Why does DFM require both electrical and mechanical design input?

DFM naturally spans domains because many manufacturability constraints sit at the boundary between electronics and mechanics. Board outlines, component heights, connector placement, rigid-flex bends, heatsinks, and test access all depend on mechanical packaging while directly affecting electrical layout and routing. Without synchronized ECAD–MCAD input, late changes in either domain can invalidate layouts, increase layer counts, or block assembly and test.

What are the most common DFM problems caused by poor ECAD–MCAD coordination?

When ECAD and MCAD workflows drift apart, teams often encounter predictable failures: components colliding with enclosures, connectors misaligned with openings, rigid‑flex cables cracking under real motion, and boards that are difficult to assemble or probe during test. These issues typically stem from working with static file exports instead of shared, traceable design context and up‑to‑date 3D geometry.
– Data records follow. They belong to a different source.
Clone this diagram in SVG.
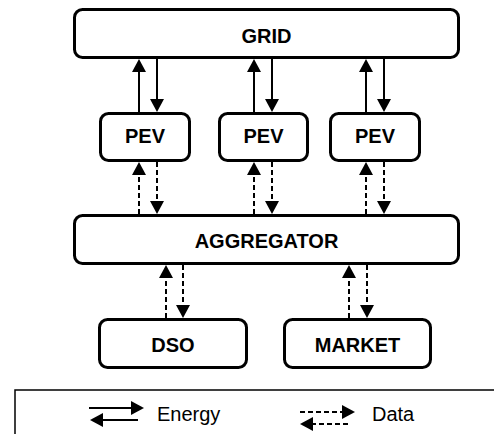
<svg xmlns="http://www.w3.org/2000/svg" width="494" height="434" viewBox="0 0 494 434">
<style>
.box{fill:#fff;stroke:#000;stroke-width:3}
.lbl{font-family:"Liberation Sans",Arial,sans-serif;font-weight:bold;font-size:20px;text-anchor:middle;fill:#000}
.leg{font-family:"Liberation Sans",Arial,sans-serif;font-size:20px;fill:#000}
.e{stroke:#000;stroke-width:2;fill:none}
.d{stroke:#000;stroke-width:2;fill:none;stroke-dasharray:5,3}
</style>
<defs>
<marker id="ah" markerUnits="userSpaceOnUse" viewBox="0 0 13 14" refX="0" refY="7" markerWidth="13" markerHeight="14" orient="auto">
<path d="M0,0 L13,7 L0,14 z" fill="#000"/>
</marker>
</defs>
<g id="grid"><rect class="box" x="74.5" y="9.5" width="384" height="48" rx="8"/><text class="lbl" x="266.5" y="43">GRID</text></g>
<g id="pev1"><rect class="box" x="100.5" y="113.5" width="89" height="47" rx="8"/><text class="lbl" x="145" y="143">PEV</text></g>
<g id="pev2"><rect class="box" x="219.5" y="113.5" width="88" height="47" rx="8"/><text class="lbl" x="263.5" y="143">PEV</text></g>
<g id="pev3"><rect class="box" x="330.5" y="113.5" width="89" height="47" rx="8"/><text class="lbl" x="375" y="143">PEV</text></g>
<g id="aggregator"><rect class="box" x="74.5" y="215.5" width="384" height="48" rx="8"/><text class="lbl" x="266.5" y="248">AGGREGATOR</text></g>
<g id="dso"><rect class="box" x="99.5" y="319.5" width="147" height="48" rx="8"/><text class="lbl" x="173" y="352">DSO</text></g>
<g id="market"><rect class="box" x="284.5" y="319.5" width="146" height="48" rx="8"/><text class="lbl" x="357.5" y="352">MARKET</text></g>
<g id="connectors">
<line class="e" x1="139" y1="112" x2="139" y2="72" marker-end="url(#ah)"/>
<line class="e" x1="157" y1="59" x2="157" y2="99" marker-end="url(#ah)"/>
<line class="e" x1="254" y1="112" x2="254" y2="72" marker-end="url(#ah)"/>
<line class="e" x1="272" y1="59" x2="272" y2="99" marker-end="url(#ah)"/>
<line class="e" x1="366" y1="112" x2="366" y2="72" marker-end="url(#ah)"/>
<line class="e" x1="384" y1="59" x2="384" y2="99" marker-end="url(#ah)"/>
<line class="d" x1="139" y1="214" x2="139" y2="175" marker-end="url(#ah)"/>
<line class="d" x1="157" y1="162" x2="157" y2="201" marker-end="url(#ah)"/>
<line class="d" x1="254" y1="214" x2="254" y2="175" marker-end="url(#ah)"/>
<line class="d" x1="272" y1="162" x2="272" y2="201" marker-end="url(#ah)"/>
<line class="d" x1="366" y1="214" x2="366" y2="175" marker-end="url(#ah)"/>
<line class="d" x1="384" y1="162" x2="384" y2="201" marker-end="url(#ah)"/>
<line class="d" x1="166" y1="318" x2="166" y2="278" marker-end="url(#ah)"/>
<line class="d" x1="183" y1="265" x2="183" y2="305" marker-end="url(#ah)"/>
<line class="d" x1="349" y1="318" x2="349" y2="278" marker-end="url(#ah)"/>
<line class="d" x1="367" y1="265" x2="367" y2="305" marker-end="url(#ah)"/>
</g>
<g id="legend">
<rect x="15" y="390" width="500" height="60" fill="none" stroke="#000" stroke-width="1.5"/>
<line class="e" x1="89" y1="408" x2="131" y2="408" marker-end="url(#ah)"/>
<line class="e" x1="138" y1="420" x2="103" y2="420" marker-end="url(#ah)"/>
<text class="leg" x="157" y="421">Energy</text>
<line class="d" x1="300" y1="412" x2="342" y2="412" marker-end="url(#ah)"/>
<line class="d" x1="348" y1="424" x2="313" y2="424" marker-end="url(#ah)"/>
<text class="leg" x="372" y="421">Data</text>
</g>
</svg>
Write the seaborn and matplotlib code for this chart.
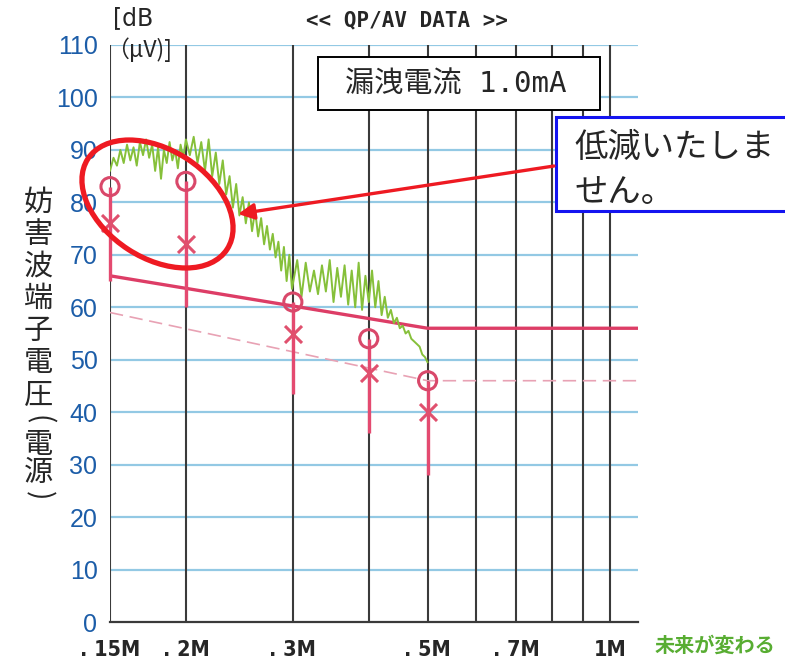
import matplotlib
matplotlib.use("Agg")
import matplotlib.pyplot as plt
import matplotlib.ticker as mticker
import numpy as np
import pandas as pd
import seaborn as sns
from matplotlib.patches import Rectangle, Ellipse, FancyArrowPatch

sns.set_style("white")
plt.rcParams['font.family'] = ['Noto Sans CJK JP', 'DejaVu Sans']

# ---- measurement data -------------------------------------------------------
# Swept peak trace (MHz, dBuV)
scan_freq = [
    0.150, 0.152, 0.154, 0.156, 0.158, 0.160, 0.162, 0.164, 0.166, 0.168,
    0.170, 0.172, 0.174, 0.176, 0.178, 0.180, 0.182, 0.184, 0.186, 0.188,
    0.190, 0.192, 0.194, 0.196, 0.198, 0.200,
    0.203, 0.206, 0.209, 0.212, 0.215, 0.218, 0.221, 0.224, 0.227, 0.230,
    0.233, 0.236, 0.239, 0.242, 0.245, 0.248, 0.251, 0.254, 0.257, 0.260,
    0.263, 0.266, 0.269, 0.272, 0.275, 0.278, 0.281, 0.284, 0.287, 0.290,
    0.293, 0.296, 0.299,
    0.305, 0.310, 0.315, 0.320, 0.325, 0.330, 0.335, 0.340, 0.345, 0.350,
    0.355, 0.360, 0.365, 0.370, 0.375, 0.380, 0.385, 0.390, 0.395, 0.400,
    0.405, 0.410, 0.415, 0.420, 0.425, 0.430, 0.435, 0.440, 0.445, 0.450,
    0.455, 0.460, 0.465, 0.470, 0.475, 0.480, 0.485, 0.490, 0.495, 0.500,
]
scan_level = [
    86.0, 88.5, 87.0, 90.0, 87.5, 91.0, 88.0, 90.5, 87.0, 91.5,
    89.0, 92.0, 88.5, 91.0, 86.0, 90.5, 84.5, 90.0, 87.5, 91.5,
    88.0, 90.0, 86.5, 91.0, 88.5, 92.0,
    89.0, 92.5, 87.5, 91.5, 86.0, 92.0, 85.0, 89.5, 83.5, 88.0,
    81.5, 85.0, 79.0, 83.5, 77.5, 81.0, 76.0, 80.0, 74.5, 78.5,
    73.5, 77.0, 72.0, 75.5, 71.0, 74.0, 69.5, 72.5, 67.0, 71.5,
    65.0, 70.0, 63.5,
    69.0, 62.0, 68.5, 63.0, 67.0, 62.5, 68.0, 63.0, 69.0, 61.0,
    67.5, 62.0, 68.0, 60.5, 67.0, 60.0, 68.5, 59.5, 66.0, 61.0,
    67.0, 60.0, 65.0, 58.5, 62.0, 58.0, 59.5, 57.0, 58.0, 56.0,
    56.5, 55.0, 55.5, 54.0, 53.5, 53.0, 52.5, 51.0, 50.5, 49.5,
]

# Limit lines
limit_freq = [0.15, 0.50, 1.11]
qp_limit = [66, 56, 56]
av_limit = [59, 46, 46]

# Final measurement points
peak_freq = [0.15, 0.20, 0.30, 0.40, 0.50]
qp_level = [83, 84, 61, 54, 46]
av_level = [76, 72, 55, 47.5, 40]
stem_floor = [65, 60, 43.5, 36, 28]

# Axis ticks / grid
y_ticks = [0, 10, 20, 30, 40, 50, 60, 70, 80, 90, 100, 110]
x_ticks = [0.15, 0.2, 0.3, 0.5, 0.7, 1.0]
x_tick_labels = ['. 15M', '. 2M', '. 3M', '. 5M', '. 7M', '1M']
x_grid = [0.15, 0.2, 0.3, 0.4, 0.5, 0.6, 0.7, 0.8, 0.9, 1.0]

scan_df = pd.DataFrame({'freq': scan_freq, 'level': scan_level})
limit_df = pd.DataFrame({'freq': limit_freq, 'qp': qp_limit, 'av': av_limit})
peak_df = pd.DataFrame({'freq': peak_freq, 'qp': qp_level, 'av': av_level,
                        'floor': stem_floor})

# ---- figure -----------------------------------------------------------------
W, H = 785, 662
fig = plt.figure(figsize=(W / 100, H / 100), dpi=100)
ax = fig.add_axes([110 / W, 40 / H, 528 / W, 577 / H])


def fpos(x, y):
    """pixel position (from top-left) -> figure fraction"""
    return x / W, 1 - y / H


ax.set_xscale('log')
ax.set_xlim(0.15, 1.11)
ax.set_ylim(0, 110)

# grid
for yv in y_ticks[1:]:
    ax.axhline(yv, color='#93c9e4', lw=1.6, zorder=1)
ax.vlines(x_grid, 0, 110, color='#3a3a3a', lw=1.5, zorder=2)

# limit lines
sns.lineplot(data=limit_df, x='freq', y='qp', ax=ax, color='#dd3d66', lw=2.4,
             estimator=None, sort=False, zorder=3)
sns.lineplot(data=limit_df, x='freq', y='av', ax=ax, color='#e8a2b4', lw=1.2,
             estimator=None, sort=False, zorder=3, linestyle=(0, (8, 4)))

# scan trace
sns.lineplot(data=scan_df, x='freq', y='level', ax=ax, color='#86c03a', lw=1.4,
             estimator=None, sort=False, zorder=4)

# stems and markers
ax.vlines(peak_df['freq'], peak_df['floor'], peak_df['qp'], color='#e44a70',
          lw=2.4, zorder=5, clip_on=False)
sns.scatterplot(data=peak_df, x='freq', y='qp', ax=ax, marker='o', s=170,
                facecolor='none', edgecolor='#d9486a', linewidth=2.2,
                zorder=6, clip_on=False)
sns.scatterplot(data=peak_df, x='freq', y='av', ax=ax, marker='x', s=150,
                color='#e0506e', linewidth=2.2, zorder=6, clip_on=False)

# axes styling
for side in ['top', 'right', 'left']:
    ax.spines[side].set_visible(False)
ax.spines['bottom'].set_color('#3a3a3a')
ax.spines['bottom'].set_linewidth(1.6)
ax.set_yticks(y_ticks)
ax.set_yticklabels([str(v) for v in y_ticks], color='#1c5da8', fontsize=18,
                   family=['Liberation Sans', 'DejaVu Sans'])
ax.set_xticks(x_ticks)
ax.xaxis.set_minor_locator(mticker.NullLocator())
ax.set_xticklabels(x_tick_labels, fontsize=15.5, fontweight='bold',
                   family=['DejaVu Sans'], fontstretch='condensed')
ax.tick_params(axis='y', length=0, pad=9)
ax.tick_params(axis='x', length=0, pad=13)
ax.set_xlabel('')
ax.set_ylabel('')

# ---- texts ------------------------------------------------------------------
fig.text(*fpos(407, 20), '<< QP/AV DATA >>', ha='center', va='center',
         fontsize=15, fontweight='bold', family=['DejaVu Sans Mono'])
fig.text(*fpos(113, 18), '[dB', ha='left', va='center', fontsize=17,
         family=['DejaVu Sans'])
fig.text(*fpos(106, 50), '（μV)]', ha='left', va='center', fontsize=16.5,
         family=['Noto Sans CJK JP', 'DejaVu Sans'])

# vertical axis title, one glyph per line; parentheses turned for vertical text
ylabel_chars = ['妨', '害', '波', '端', '子', '電', '圧', '(', '電', '源', ')']
ylabel_ypix = [203, 235, 267, 299, 331, 363, 396, 420, 445, 473, 496]
for ch, yp in zip(ylabel_chars, ylabel_ypix):
    is_paren = ch in '()'
    fig.text(*fpos(38, yp), ch, ha='center', va='center',
             fontsize=20 if is_paren else 21,
             rotation=-90 if is_paren else 0, rotation_mode='anchor',
             family=['Noto Sans CJK JP', 'DejaVu Sans'])

# leakage-current box
fig.add_artist(Rectangle(fpos(318, 110), 282 / W, 53 / H,
                         transform=fig.transFigure, facecolor='white',
                         edgecolor='black', lw=1.4, zorder=5))
fig.text(*fpos(456, 85), '漏洩電流 1.0mA', ha='center', va='center',
         fontsize=21, family=['DejaVu Sans Mono', 'Noto Sans CJK JP'],
         zorder=6)

# callout box
fig.add_artist(Rectangle(fpos(556, 211), 240 / W, 94 / H,
                         transform=fig.transFigure, facecolor='white',
                         edgecolor='#1414f0', lw=2.2, zorder=5))
fig.text(*fpos(574, 147), '低減いたしま', ha='left', va='center', fontsize=24,
         family=['Noto Sans CJK JP'], zorder=6)
fig.text(*fpos(574, 192), 'せん。', ha='left', va='center', fontsize=24,
         family=['Noto Sans CJK JP'], zorder=6)

# highlight ellipse and arrow
fig.add_artist(Ellipse((157.5 / 100, (H - 204) / 100), 1.66, 1.08, angle=-33,
                       transform=fig.dpi_scale_trans, facecolor='none',
                       edgecolor='#ee1a22', lw=3.8, zorder=7))
fig.add_artist(FancyArrowPatch((554 / 100, (H - 166) / 100),
                               (238 / 100, (H - 214) / 100),
                               transform=fig.dpi_scale_trans,
                               arrowstyle='-|>', mutation_scale=24,
                               color='#ee1a22', lw=2.4, zorder=7,
                               shrinkA=0, shrinkB=0))

fig.text(*fpos(655, 645), '未来が変わる', ha='left', va='center', fontsize=14.5,
         fontweight='bold', color='#58ad32', family=['Noto Sans CJK JP'])

fig.savefig('out.png', dpi=100)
How does earlier ECAD–MCAD collaboration reduce PCB re-spins and delays?

Early collaboration brings manufacturability constraints, such as clearances, stackups, bend limits, and assembly access, into active design decisions instead of treating them as late-stage checks. With shared models, 3D-aware reviews, and traceable changes, teams can evaluate the impact of updates immediately. This reduces late surprises, shortens iteration cycles, and improves predictability when moving from prototype to volume production.